Dublin house prices rise nearly 25% in 12 months

Rate of increase accelerating at fastest rate since the peak of property bubble

Fri, Jul 25, 2014, 00:50

House prices increases in Dublin are continuing to accelerate and were just under 25 per cent higher at the end of June compared to 12 months earlier.

Dublin house prices rose by 3.1 per cent in June and were 24.4 per cent higher compared to a year earlier. Apartment prices in the capital were 18.2 per cent higher than at the end of June 2013 taking average price increase of residential properties in Dublin to 3.3 per cent for the month and 23.9 per cent year on year.

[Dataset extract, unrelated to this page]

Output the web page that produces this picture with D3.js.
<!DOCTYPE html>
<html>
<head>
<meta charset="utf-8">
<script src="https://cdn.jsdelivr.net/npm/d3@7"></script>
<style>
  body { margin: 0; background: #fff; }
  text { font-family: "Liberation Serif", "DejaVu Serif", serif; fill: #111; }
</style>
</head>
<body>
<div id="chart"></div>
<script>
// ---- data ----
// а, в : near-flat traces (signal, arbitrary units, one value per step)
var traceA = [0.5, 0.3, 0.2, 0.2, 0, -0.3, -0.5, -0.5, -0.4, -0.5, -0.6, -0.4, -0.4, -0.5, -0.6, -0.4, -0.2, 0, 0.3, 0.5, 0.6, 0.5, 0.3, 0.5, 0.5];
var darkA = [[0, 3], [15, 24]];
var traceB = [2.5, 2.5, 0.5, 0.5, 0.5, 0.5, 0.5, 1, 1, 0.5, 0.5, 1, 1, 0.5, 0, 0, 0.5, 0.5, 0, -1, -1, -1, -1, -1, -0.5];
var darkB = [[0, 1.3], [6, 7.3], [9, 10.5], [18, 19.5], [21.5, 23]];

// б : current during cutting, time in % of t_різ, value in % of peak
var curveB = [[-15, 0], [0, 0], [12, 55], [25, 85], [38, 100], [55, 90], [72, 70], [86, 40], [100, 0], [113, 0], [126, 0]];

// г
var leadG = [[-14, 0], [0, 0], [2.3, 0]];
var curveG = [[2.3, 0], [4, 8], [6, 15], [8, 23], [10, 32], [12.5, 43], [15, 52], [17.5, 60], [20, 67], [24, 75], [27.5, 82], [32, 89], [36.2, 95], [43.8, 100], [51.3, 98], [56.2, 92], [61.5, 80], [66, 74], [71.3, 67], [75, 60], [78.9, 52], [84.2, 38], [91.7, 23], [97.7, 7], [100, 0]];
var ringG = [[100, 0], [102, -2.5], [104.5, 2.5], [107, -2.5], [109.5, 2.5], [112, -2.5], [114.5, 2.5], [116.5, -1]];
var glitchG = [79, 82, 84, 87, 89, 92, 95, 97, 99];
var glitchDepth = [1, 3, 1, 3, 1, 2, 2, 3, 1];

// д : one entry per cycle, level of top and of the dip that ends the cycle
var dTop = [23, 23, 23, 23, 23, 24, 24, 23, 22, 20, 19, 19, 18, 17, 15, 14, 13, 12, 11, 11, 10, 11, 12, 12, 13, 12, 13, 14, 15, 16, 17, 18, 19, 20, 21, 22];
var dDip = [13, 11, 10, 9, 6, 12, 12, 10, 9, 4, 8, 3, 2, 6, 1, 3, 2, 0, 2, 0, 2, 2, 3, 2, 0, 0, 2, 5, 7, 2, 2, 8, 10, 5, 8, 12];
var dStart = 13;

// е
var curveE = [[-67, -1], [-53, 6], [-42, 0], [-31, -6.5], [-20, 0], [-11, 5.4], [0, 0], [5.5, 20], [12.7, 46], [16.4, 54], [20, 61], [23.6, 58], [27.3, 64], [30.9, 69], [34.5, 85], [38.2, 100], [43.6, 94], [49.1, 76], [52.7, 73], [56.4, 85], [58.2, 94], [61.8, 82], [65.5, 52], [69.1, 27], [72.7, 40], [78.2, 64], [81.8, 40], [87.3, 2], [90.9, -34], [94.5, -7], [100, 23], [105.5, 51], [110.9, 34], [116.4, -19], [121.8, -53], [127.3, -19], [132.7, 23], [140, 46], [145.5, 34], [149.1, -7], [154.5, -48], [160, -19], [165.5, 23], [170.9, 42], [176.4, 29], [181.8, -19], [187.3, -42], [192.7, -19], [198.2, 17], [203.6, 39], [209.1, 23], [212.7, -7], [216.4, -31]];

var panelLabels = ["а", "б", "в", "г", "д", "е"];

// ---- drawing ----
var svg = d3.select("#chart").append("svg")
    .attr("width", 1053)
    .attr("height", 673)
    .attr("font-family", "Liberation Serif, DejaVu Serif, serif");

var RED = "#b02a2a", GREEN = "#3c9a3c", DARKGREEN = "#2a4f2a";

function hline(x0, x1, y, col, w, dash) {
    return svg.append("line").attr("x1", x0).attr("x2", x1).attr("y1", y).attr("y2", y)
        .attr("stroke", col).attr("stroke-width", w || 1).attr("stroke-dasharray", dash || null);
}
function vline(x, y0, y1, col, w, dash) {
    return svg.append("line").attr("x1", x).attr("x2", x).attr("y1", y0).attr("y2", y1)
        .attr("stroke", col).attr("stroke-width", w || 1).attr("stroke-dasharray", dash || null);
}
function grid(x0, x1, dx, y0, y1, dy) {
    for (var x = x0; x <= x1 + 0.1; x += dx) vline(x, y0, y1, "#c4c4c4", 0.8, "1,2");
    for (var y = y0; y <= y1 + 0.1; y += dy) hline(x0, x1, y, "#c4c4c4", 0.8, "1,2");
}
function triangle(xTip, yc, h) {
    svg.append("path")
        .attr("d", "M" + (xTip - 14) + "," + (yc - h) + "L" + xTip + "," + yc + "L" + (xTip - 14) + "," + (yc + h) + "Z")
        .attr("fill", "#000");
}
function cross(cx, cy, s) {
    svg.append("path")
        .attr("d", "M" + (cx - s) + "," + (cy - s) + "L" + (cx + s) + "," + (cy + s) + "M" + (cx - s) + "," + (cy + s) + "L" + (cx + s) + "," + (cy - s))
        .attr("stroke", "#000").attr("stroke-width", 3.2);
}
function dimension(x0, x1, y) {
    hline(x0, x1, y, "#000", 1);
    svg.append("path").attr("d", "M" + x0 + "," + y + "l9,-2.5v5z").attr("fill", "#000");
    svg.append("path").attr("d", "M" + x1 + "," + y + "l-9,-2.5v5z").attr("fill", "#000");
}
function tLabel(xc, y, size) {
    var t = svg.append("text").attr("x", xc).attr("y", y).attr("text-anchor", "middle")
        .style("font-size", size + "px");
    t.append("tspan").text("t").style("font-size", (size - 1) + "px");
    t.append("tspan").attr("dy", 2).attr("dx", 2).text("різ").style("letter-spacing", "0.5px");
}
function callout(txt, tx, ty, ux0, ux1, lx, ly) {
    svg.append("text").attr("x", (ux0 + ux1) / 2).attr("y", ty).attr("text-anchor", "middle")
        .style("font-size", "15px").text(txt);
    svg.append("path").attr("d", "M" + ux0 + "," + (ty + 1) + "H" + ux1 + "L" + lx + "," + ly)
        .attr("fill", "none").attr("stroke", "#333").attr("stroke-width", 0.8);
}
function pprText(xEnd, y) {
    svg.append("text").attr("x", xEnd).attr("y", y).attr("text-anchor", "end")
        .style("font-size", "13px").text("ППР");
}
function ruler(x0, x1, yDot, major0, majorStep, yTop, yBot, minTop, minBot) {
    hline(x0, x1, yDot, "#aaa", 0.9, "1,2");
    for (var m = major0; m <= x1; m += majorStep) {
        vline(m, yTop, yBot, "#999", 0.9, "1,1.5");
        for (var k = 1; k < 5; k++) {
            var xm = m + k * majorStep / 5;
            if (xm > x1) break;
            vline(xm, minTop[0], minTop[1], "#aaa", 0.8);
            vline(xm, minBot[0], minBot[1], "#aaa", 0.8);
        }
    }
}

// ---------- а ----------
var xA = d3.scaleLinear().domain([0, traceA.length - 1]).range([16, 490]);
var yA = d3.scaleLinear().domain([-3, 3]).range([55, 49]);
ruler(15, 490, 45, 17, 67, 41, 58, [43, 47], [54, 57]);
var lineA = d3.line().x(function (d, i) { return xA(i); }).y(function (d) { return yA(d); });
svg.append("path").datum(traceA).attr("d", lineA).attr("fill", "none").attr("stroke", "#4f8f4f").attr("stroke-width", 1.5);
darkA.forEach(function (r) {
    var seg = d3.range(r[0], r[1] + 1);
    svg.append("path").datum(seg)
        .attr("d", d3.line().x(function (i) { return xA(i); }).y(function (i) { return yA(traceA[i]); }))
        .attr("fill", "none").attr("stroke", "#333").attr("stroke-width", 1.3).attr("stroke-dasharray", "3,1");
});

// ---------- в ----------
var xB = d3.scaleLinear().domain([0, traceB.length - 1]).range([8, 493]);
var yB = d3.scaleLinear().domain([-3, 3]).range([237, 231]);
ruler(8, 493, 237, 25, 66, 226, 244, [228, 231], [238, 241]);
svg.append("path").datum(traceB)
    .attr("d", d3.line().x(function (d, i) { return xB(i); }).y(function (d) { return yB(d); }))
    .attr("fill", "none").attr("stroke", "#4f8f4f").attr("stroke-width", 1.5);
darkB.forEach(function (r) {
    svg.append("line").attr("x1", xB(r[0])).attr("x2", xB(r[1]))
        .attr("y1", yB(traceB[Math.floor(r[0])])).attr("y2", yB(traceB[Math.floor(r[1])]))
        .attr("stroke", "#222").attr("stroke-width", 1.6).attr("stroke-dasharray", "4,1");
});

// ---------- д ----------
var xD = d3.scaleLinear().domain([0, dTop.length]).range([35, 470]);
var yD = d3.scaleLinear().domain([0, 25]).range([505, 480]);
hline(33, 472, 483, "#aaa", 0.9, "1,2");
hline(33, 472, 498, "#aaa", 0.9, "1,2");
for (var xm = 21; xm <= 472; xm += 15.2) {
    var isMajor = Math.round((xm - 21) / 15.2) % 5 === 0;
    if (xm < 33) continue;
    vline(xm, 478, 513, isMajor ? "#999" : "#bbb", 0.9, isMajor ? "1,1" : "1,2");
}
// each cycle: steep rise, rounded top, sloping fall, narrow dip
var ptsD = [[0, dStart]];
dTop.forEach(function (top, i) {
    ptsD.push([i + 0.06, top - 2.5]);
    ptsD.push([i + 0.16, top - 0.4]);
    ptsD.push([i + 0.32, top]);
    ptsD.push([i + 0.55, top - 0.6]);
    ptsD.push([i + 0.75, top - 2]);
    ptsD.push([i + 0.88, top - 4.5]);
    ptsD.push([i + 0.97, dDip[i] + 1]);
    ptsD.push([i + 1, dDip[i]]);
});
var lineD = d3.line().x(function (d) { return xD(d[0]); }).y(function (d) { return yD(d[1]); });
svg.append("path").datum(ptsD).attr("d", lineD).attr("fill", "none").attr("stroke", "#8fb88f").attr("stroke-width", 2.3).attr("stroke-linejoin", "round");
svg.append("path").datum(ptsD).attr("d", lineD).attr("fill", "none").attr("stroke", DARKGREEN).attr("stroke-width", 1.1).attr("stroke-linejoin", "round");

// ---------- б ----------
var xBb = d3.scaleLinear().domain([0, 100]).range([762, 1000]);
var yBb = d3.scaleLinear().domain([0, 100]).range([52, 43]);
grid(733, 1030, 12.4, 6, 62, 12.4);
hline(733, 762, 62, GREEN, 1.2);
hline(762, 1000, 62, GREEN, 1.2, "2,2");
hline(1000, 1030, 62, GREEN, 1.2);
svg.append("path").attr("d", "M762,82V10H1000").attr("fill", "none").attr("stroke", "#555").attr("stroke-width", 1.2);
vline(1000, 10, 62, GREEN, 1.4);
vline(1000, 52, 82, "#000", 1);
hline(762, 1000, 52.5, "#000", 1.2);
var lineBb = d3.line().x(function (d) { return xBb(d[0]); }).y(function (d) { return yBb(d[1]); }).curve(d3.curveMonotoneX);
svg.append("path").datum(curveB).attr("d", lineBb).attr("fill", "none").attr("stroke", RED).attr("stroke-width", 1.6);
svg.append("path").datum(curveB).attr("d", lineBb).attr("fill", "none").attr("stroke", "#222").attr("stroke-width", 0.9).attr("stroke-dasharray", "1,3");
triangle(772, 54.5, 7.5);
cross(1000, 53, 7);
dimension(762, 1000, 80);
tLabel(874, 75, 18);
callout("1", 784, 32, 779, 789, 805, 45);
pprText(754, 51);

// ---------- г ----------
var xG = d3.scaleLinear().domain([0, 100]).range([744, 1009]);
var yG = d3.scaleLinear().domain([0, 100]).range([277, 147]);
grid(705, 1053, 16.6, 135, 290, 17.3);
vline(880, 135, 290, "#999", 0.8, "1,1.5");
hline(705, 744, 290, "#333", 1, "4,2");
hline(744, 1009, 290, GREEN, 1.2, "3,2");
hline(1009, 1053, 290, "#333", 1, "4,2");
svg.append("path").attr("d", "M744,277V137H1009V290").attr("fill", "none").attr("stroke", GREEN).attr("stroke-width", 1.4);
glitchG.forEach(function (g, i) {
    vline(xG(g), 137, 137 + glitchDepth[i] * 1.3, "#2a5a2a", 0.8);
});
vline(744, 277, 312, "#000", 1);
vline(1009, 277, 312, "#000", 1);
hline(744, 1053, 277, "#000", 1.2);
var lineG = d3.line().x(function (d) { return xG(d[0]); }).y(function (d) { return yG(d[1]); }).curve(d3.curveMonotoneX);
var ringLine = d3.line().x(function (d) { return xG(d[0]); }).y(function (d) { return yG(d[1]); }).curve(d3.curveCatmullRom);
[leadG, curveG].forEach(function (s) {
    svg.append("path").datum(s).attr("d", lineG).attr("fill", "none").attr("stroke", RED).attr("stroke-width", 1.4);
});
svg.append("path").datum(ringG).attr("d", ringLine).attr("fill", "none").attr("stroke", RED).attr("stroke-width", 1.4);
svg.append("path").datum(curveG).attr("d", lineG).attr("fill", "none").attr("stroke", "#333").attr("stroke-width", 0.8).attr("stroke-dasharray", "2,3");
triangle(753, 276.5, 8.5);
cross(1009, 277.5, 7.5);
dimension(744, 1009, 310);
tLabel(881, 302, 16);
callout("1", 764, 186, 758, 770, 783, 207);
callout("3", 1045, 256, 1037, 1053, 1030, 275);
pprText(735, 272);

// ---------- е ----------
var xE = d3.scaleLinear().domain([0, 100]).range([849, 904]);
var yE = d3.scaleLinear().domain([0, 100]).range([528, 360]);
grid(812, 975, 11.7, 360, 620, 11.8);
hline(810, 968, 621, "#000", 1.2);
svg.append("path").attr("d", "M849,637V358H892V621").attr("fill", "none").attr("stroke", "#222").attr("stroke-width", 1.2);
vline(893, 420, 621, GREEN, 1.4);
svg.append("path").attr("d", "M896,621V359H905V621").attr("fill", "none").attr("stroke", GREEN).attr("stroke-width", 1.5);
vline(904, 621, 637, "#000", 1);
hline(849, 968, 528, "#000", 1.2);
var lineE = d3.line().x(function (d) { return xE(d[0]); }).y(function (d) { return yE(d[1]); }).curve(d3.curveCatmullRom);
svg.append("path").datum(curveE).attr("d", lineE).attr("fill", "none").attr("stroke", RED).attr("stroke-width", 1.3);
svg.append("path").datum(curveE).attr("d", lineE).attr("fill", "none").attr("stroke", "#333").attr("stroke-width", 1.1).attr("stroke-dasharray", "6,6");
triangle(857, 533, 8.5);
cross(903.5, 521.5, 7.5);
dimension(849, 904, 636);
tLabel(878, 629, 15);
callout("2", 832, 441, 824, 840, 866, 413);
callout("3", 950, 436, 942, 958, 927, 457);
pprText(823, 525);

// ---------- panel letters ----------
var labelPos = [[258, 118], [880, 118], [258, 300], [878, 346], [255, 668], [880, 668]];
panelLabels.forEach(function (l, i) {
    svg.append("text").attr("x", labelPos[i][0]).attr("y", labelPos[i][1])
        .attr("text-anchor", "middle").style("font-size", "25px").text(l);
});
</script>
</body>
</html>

Nationally, the year to the end of June saw residential property prices increase by 12.5 per cent compared to an increase of 10.6 per cent in April and increase of just 1.2 per cent recorded in the 12 months to the end of June last year .


When Dublin is excluded, the price of residential properties nationally rose by 2.3 per cent in June compared with an increase of 0.7 per cent in the same month last year while prices are now 3.4 per cent higher than they were at the end of June 2013.

House prices in Dublin are now 42.7 per cent lower than at their highest level in early 2007. Apartments in the capital are 50.5 per cent lower than they were in February 2007.

The price of residential properties in the Rest of Ireland is 45.8 per cent lower than their highest level in September 2007. Overall, the national index is 43.4 per cent lower than its highest level in 2007.

Meanwhile, figures released today by estate agents, Douglas Newman Goode (DNG) suggest that there has been a 5.9 per cent increase in Dublin house prices from the end of April. It says that house prices in the capital climbed by €20,000 since end March or €220 per day in the capital and found that houses with price tags of less than €250,000 grew at the fastest rate 10.9 per cent in the second quarter

Between April 2005 and April 2006 the growth in national prices was 13.2 per cent, up on the rate of growth to March 2006 of 12.1 per cent and more than twice the 6.5 per cent rise recorded in the 12 months to April 2005.